- Stored data:
++++++++++++++++++++
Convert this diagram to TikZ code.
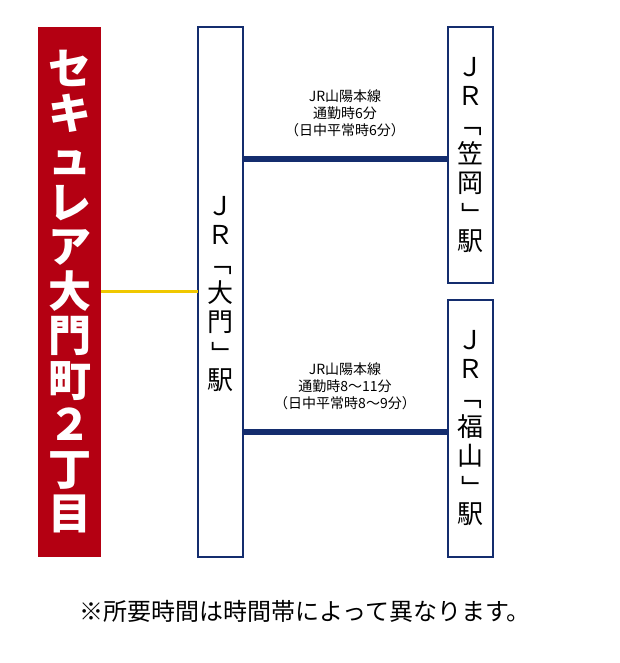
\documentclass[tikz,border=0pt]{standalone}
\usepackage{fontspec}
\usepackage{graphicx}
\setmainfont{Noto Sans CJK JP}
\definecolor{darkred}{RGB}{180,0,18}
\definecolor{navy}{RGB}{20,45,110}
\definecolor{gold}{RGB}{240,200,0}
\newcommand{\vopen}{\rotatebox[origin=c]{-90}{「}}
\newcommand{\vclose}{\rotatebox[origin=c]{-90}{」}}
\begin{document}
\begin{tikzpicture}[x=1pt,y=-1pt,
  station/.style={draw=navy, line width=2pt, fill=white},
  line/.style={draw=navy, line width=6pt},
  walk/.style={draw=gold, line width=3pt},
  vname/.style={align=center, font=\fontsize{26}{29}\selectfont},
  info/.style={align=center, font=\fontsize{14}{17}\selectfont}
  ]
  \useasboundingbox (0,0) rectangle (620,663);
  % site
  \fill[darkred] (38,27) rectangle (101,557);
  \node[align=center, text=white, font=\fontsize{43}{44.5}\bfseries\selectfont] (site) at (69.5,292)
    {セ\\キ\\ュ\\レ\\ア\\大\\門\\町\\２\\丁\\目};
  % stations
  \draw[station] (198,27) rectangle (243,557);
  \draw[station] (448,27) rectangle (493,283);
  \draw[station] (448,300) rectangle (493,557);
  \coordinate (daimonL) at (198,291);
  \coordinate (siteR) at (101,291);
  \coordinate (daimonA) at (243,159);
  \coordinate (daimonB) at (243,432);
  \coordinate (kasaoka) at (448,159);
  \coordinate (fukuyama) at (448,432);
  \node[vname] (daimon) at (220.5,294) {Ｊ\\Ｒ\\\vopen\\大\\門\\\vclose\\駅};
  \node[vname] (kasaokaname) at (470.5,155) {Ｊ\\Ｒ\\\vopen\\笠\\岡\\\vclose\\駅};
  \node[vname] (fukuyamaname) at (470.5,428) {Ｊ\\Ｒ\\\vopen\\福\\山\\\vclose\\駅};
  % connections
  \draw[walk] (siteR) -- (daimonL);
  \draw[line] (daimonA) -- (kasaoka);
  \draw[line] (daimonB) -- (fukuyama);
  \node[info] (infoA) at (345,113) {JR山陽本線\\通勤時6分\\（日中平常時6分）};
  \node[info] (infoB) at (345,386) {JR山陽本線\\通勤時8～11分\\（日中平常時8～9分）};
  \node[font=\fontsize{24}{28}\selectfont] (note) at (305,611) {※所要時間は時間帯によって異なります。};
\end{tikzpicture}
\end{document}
++++++++++++++++++++
- Written instruction:
Quote the material word for word, dropping any images it holds.

- Final result:
Convert this diagram to TikZ code.
\documentclass[tikz,border=0pt]{standalone}
\usepackage{fontspec}
\usepackage{graphicx}
\setmainfont{Noto Sans CJK JP}
\definecolor{darkred}{RGB}{180,0,18}
\definecolor{navy}{RGB}{20,45,110}
\definecolor{gold}{RGB}{240,200,0}
\newcommand{\vopen}{\rotatebox[origin=c]{-90}{「}}
\newcommand{\vclose}{\rotatebox[origin=c]{-90}{」}}
\begin{document}
\begin{tikzpicture}[x=1pt,y=-1pt,
  station/.style={draw=navy, line width=2pt, fill=white},
  line/.style={draw=navy, line width=6pt},
  walk/.style={draw=gold, line width=3pt},
  vname/.style={align=center, font=\fontsize{26}{29}\selectfont},
  info/.style={align=center, font=\fontsize{14}{17}\selectfont}
  ]
  \useasboundingbox (0,0) rectangle (620,663);
  % site
  \fill[darkred] (38,27) rectangle (101,557);
  \node[align=center, text=white, font=\fontsize{43}{44.5}\bfseries\selectfont] (site) at (69.5,292)
    {セ\\キ\\ュ\\レ\\ア\\大\\門\\町\\２\\丁\\目};
  % stations
  \draw[station] (198,27) rectangle (243,557);
  \draw[station] (448,27) rectangle (493,283);
  \draw[station] (448,300) rectangle (493,557);
  \coordinate (daimonL) at (198,291);
  \coordinate (siteR) at (101,291);
  \coordinate (daimonA) at (243,159);
  \coordinate (daimonB) at (243,432);
  \coordinate (kasaoka) at (448,159);
  \coordinate (fukuyama) at (448,432);
  \node[vname] (daimon) at (220.5,294) {Ｊ\\Ｒ\\\vopen\\大\\門\\\vclose\\駅};
  \node[vname] (kasaokaname) at (470.5,155) {Ｊ\\Ｒ\\\vopen\\笠\\岡\\\vclose\\駅};
  \node[vname] (fukuyamaname) at (470.5,428) {Ｊ\\Ｒ\\\vopen\\福\\山\\\vclose\\駅};
  % connections
  \draw[walk] (siteR) -- (daimonL);
  \draw[line] (daimonA) -- (kasaoka);
  \draw[line] (daimonB) -- (fukuyama);
  \node[info] (infoA) at (345,113) {JR山陽本線\\通勤時6分\\（日中平常時6分）};
  \node[info] (infoB) at (345,386) {JR山陽本線\\通勤時8～11分\\（日中平常時8～9分）};
  \node[font=\fontsize{24}{28}\selectfont] (note) at (305,611) {※所要時間は時間帯によって異なります。};
\end{tikzpicture}
\end{document}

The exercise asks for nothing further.